Jakie utwory usłyszymy podczas majowego koncertu?

Wolałbym w tym momencie nie zdradzać pełnej setlisty i pozwolę sobie nie sypać tytułami z rękawa. Pozbawiłbym odbiorców pewnej formy ekscytacji w oczekiwaniu na to, co usłyszą. Powiem tylko, że wielkich hitów nie zabraknie, ale sięgniemy też do utworów, których często w radiu nie słyszeliśmy.

Co było najtrudniejsze w procesie aranżacji? Czy publiczność usłyszy wiernie odtworzone utwory czy będą jakieś elementy zaskoczenia?

Proces twórczy w przypadku aranżacji utworów znacznie różni się od czystej kompozycji. W pewnym sensie uczy pokory. Zawsze podchodziłem z dużym dystansem do "ulepszania" twórczości wielkich artystów zwłaszcza muzyki pop i rzadko się zdarza, że nowe aranżacje utworów są lepsze niż ich oryginalne wersje. Są jednak też przypadki, że dobra aranżacja ratuje słabą kompozycję... Muzyka nie jest materią w pełni przewidywalną. W przypadku piosenek Amy trudno mówić o kiepsko napisanych kompozycjach, dlatego moim nadrzędnym celem jest to, żeby ich nie zepsuć. Starałem się uwydatnić to, co w danym utworze jest najważniejsze. Jeżeli czułem, że coś należy zostawić i nie zmieniać, to zostawiałem lub robiłem kilka wręcz niezauważalnych na pierwszy "rzut ucha" zmian. Na pewno nie zabraknie elementu zaskoczenia, bo tego sam w muzyce szukam. Dlatego tutaj w zamknięte formy radiowych piosenek wkradnie się dużo miejsca na improwizację i na kolektywne granie z bandem, który pulsuje jak jeden organizm.

Jak w tej stylistyce odnalazła się Kayah? Jaki utwór wykona na żywo?
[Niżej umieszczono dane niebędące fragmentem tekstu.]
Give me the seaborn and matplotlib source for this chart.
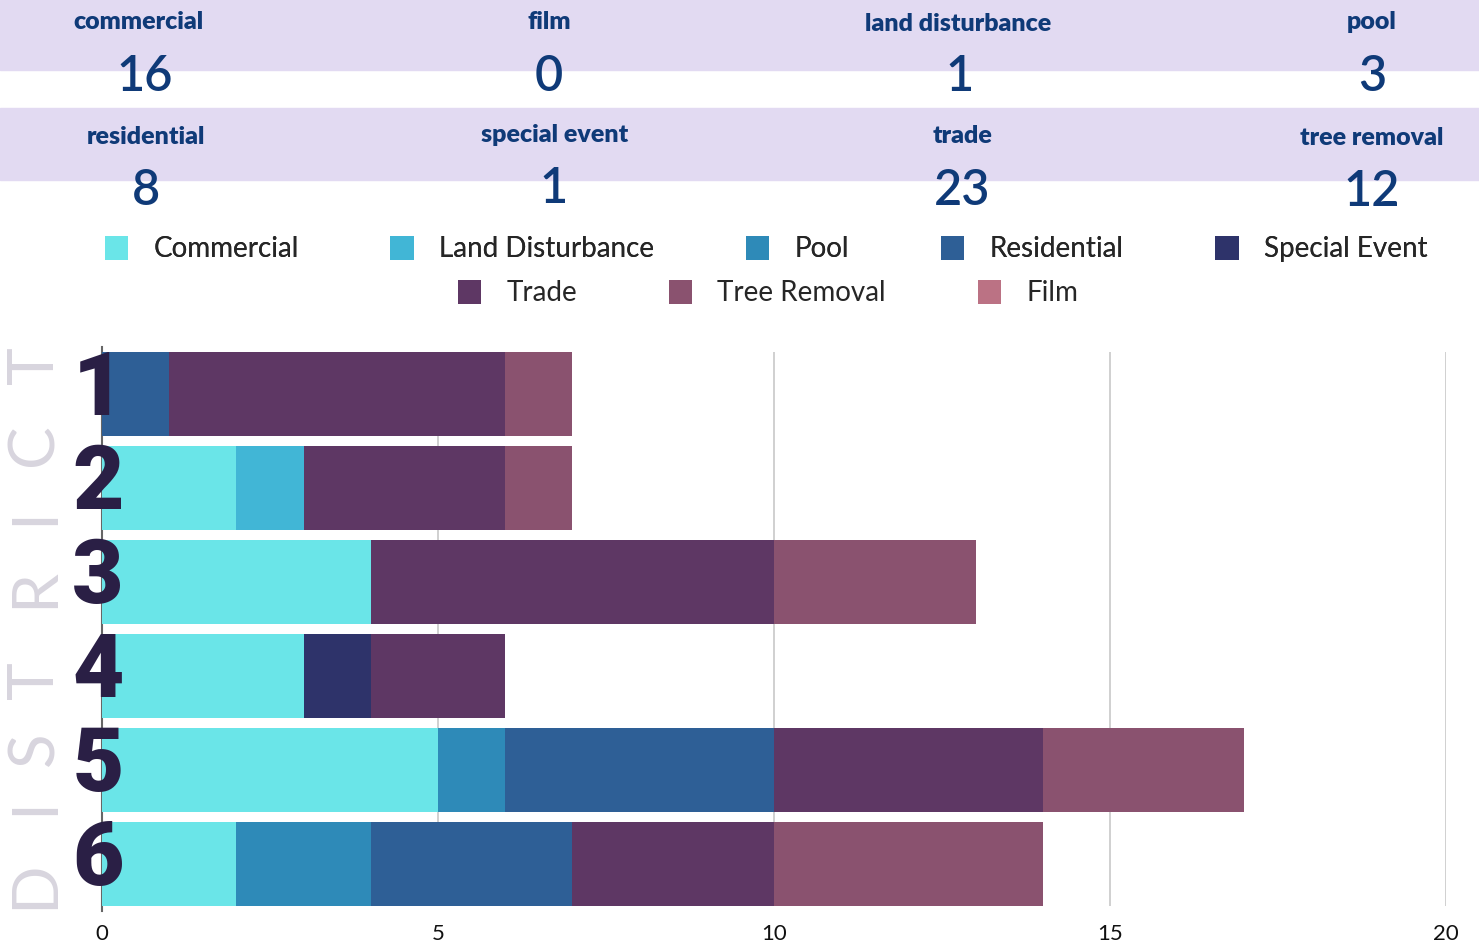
import matplotlib
matplotlib.use("Agg")
import matplotlib.pyplot as plt
import seaborn as sns
import pandas as pd
from matplotlib.patches import Patch, Rectangle

# ---------------- data ----------------
districts = ["1", "2", "3", "4", "5", "6"]
categories = ["Commercial", "Land Disturbance", "Pool", "Residential",
              "Special Event", "Trade", "Tree Removal", "Film"]
commercial = [0, 2, 4, 3, 5, 2]
land_disturbance = [0, 1, 0, 0, 0, 0]
pool = [0, 0, 0, 0, 1, 2]
residential = [1, 0, 0, 0, 4, 3]
special_event = [0, 0, 0, 1, 0, 0]
trade = [5, 3, 6, 2, 4, 3]
tree_removal = [1, 1, 3, 0, 3, 4]
film = [0, 0, 0, 0, 0, 0]

colors = ["#6ae5e8", "#41b6d6", "#2e8ab8", "#2e5f96",
          "#2e336a", "#5e3764", "#8a526f", "#bb7284"]

# summary boxes at the top
summary_labels = ["commercial", "film", "land disturbance", "pool",
                  "residential", "special event", "trade", "tree removal"]
summary_values = [16, 0, 1, 3, 8, 1, 23, 12]

df = pd.DataFrame({"District": districts, "Commercial": commercial,
                   "Land Disturbance": land_disturbance, "Pool": pool,
                   "Residential": residential, "Special Event": special_event,
                   "Trade": trade, "Tree Removal": tree_removal, "Film": film})
cum = df[categories].cumsum(axis=1)

sns.set_theme(style="white")
plt.rcParams["font.family"] = ["Lato", "DejaVu Sans"]

W, H = 1479, 944
fig = plt.figure(figsize=(W / 100, H / 100), dpi=100)
ax = fig.add_axes([102 / W, 33 / H, 1344 / W, 564 / H])

# stacked bars: draw cumulative totals from the last category backwards
for cat, col in reversed(list(zip(categories, colors))):
    sns.barplot(x=cum[cat], y=df["District"], orient="h", color=col,
                saturation=1, width=0.9, linewidth=0, order=districts, ax=ax)

ax.set_xlim(0, 20)
ax.set_ylim(5.5, -0.5)
ax.set_xticks([0, 5, 10, 15, 20])
ax.set_xticklabels(["0", "5", "10", "15", "20"], fontsize=16, color="#111111")
ax.tick_params(axis="x", length=0, pad=9)
ax.set_yticks([])
ax.set_xlabel("")
ax.set_ylabel("")
ax.grid(False)
# grid lines only over the span of the bars
ax.vlines([5, 10, 15, 20], -0.45, 5.45, color="#c8c8c8", linewidth=1.2,
          zorder=0)
for s in ["top", "right", "bottom"]:
    ax.spines[s].set_visible(False)
ax.spines["left"].set_color("#666666")
ax.spines["left"].set_linewidth(1.5)
ax.spines["left"].set_zorder(0)

# district numbers
for i, d in enumerate(districts):
    ax.text(-4 / 1344, i - 0.04, d, transform=ax.get_yaxis_transform(),
            ha="center", va="center", fontsize=64, fontweight="black",
            fontstretch="condensed", color="#2a1f45",
            family=["Roboto", "DejaVu Sans"], zorder=5)

# big vertical axis title, letter by letter (bottom to top)
title_letters = list("DISTRICT")
letter_y = [885, 806, 749, 680, 588, 516, 445, 365]
for ch, ly in zip(title_letters, letter_y):
    fig.text(35 / W, 1 - ly / H, ch, rotation=90, ha="center", va="center",
             fontsize=46, color="#d8d5de")

# lavender summary bands
for top, bot in [(0, 70), (108, 180)]:
    fig.patches.append(Rectangle((0, 1 - bot / H), 1, (bot - top) / H,
                                 transform=fig.transFigure, color="#e2daf2",
                                 zorder=0))

label_x = [139, 549, 958, 1372, 146, 555, 963, 1372]
label_y = [22, 22, 24, 22, 137, 135, 136, 138]
value_x = [145, 549, 960, 1372, 146, 554, 962, 1372]
value_y = [77, 77, 77, 77, 191, 189, 191, 192]
for lab, val, lx, ly, vx, vy in zip(summary_labels, summary_values,
                                     label_x, label_y, value_x, value_y):
    fig.text(lx / W, 1 - ly / H, lab, ha="center", va="center",
             fontsize=18, fontweight="heavy", color="#0f3a78")
    fig.text(vx / W, 1 - vy / H, str(val), ha="center", va="center",
             fontsize=35, fontweight="semibold", color="#0f3a78")

# legend in two centred rows
handles = [Patch(facecolor=c, edgecolor="none") for c in colors]
leg_kw = dict(frameon=False, fontsize=20, handlelength=0.85, handleheight=0.95,
              handletextpad=0.9, columnspacing=3.3, loc="center")
leg1 = fig.legend(handles[:5], categories[:5], ncol=5,
                  bbox_to_anchor=(766 / W, 1 - 249 / H), **leg_kw)
fig.legend(handles[5:], categories[5:], ncol=3,
           bbox_to_anchor=(768 / W, 1 - 293 / H), **leg_kw)
fig.add_artist(leg1)

fig.savefig("out.png", dpi=100)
Kayah bardzo pozytywnie zareagowała na ten pomysł i właściwie bez wahania zgodziła się z nami wystąpić. Sama często wykonuje na swoich koncertach jeden z utworów Amy, więc już to świadczy o tym, że ta stylistyka jest jej bliska. Również nie zdradzę tytułów utworów, które zaśpiewa Kayah, ale jestem przekonany, że jak zwykle zrobi to świetnie.

W planach są również koncerty poświęcone twórczości Violetty Villas, Whitney Houston... O jakich artystów wzbogacą Państwo repertuar koncertowy i co ważne - kiedy się one odbędą?

Tak, Re:Stars z założenia nie jest projektem jednego koncertu i mamy plany na następne przedsięwzięcia. Jest wielu artystów, o których się pamięta, bo ich twórczość jest nieśmiertelna, ale mamy też wielu takich, o których zapominamy, tym bardziej warto tam sięgać, by odświeżyć ich postać i to co tworzyli. Plany i terminy są w trakcie ustaleń, dlatego o wszystkim będziemy informować na bieżąco.